Idea: Find the funniest person you can and have them make a video about the library.

Make heroes of your users, you cardholders.  It’s not about you, your storytelling should be about your community.  Use on social media and people keep telling their stories.  Recursive, virtuous circle.

“The library digital relevancy index.”

Most library mobile apps have a bounce rate of 50%, which means people come twice and don’t come back.

People don’t care about you, they care about themselves. Empathy is the goal. (See yesterday’s keynote.)

Every company wants to change the world.  Libraries really do change the world.

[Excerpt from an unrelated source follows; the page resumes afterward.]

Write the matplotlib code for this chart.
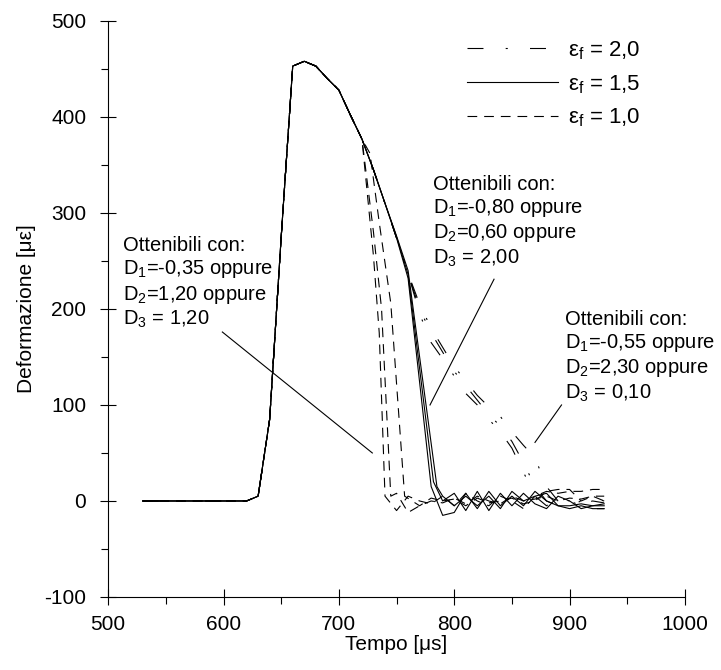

Regular content updates.  Good content now is worth more than perfect content on Friday.

Don’t sell them news, sell them a relationship.

Think snack size: what people will see on their phones.

Someone needs to own your social media presence.

Created OpenMediaDesk

Agile process, failing as fast as we can to get to success.  Treat Facebook, Twitter, Instagram posts like tests.  Again, a recursive pattern.

“Nobody knows anything.”

Test, fail, reassemble, re-test.

Unsplash.com Open source photography you can re-use.

Libraries sharing ideas. One library had a comic book giveaway program that drew 12- to 18-year-old boys and shared idea with other libraries.

Friend Brendan Howley or M’lissa Story on Facebook to follow along with what the libraries are doing.

CXI: tool for library data to demonstrate social ROI.

Every expectation and interaction a cardholder has with your library, its services and staff.

The end (flamingo backside)

Another blog post about this session: http://www.libconf.com/2016/10/18/future-proofing-libraries-tuesday-keynote/

Enterprise Search #InternetLibrarian

Camille Mathiem, Jet Propulsion Lab:

Presentation available at http://conferences.infotoday.com/documents/259/A105_Mathieu.pptx

Hard to get money, prove ROI

Architecture: no enterprise is the same as another

“Why can’t it work like Google?”

They use Elasticsearch.

5,000 knowledge workers

150 content silos (that they know of)

Nice display with facets.

At first there were some unacceptable results: failed 50% of the time to provide relevant results in top 5 results.

Librarians were able to make searches more relevant by looking at top 100 searches and tweaking results.  Also, deleting irrelevant pages.

Poor metadata, missing or generic titles (such as “slide 1”) was fixed.

However, band-aid solutions are not sustainable solutions.  Just looking at the top 100 searches misses all the other searches.

Responsive communication with users (who are often content creators as well) is the greatest asset for improving search.

Respect the link between DAM and search.

Most effective solutions may lie in curating content.

Future work:

Machine learning

User-search interaction: anticipatory design, social tagging

Content or repository tagging: consistent metadata

Enterprise search needs a librarian’s respect for curation and metadata.

Sarah Dahlen and Kathlene Hanson, CSU Monterey Bay

Presentation here: http://conferences.infotoday.com/documents/259/A105_Dahlen.pdf

Wanted to find if abstracting and indexing databases provided added value with a discovery tool.

Used 50 students and tested 3 search tools:

Social Sciences Abstracts

Default Summon

“Pre-scoped” Summon

Results split evenly, but that means 2/3 preferred one of the discovery layers.

Further areas to explore:

Student use of controlled vocabulary, metadata, search facets.

Library search tools’ use of: subject/discipline scoping, relevance ranking

Question re. missing metadata in documents uploaded to a repository:

JPL: Working on metadata standards.

JPL: Using Sharepoint and Docudata (?)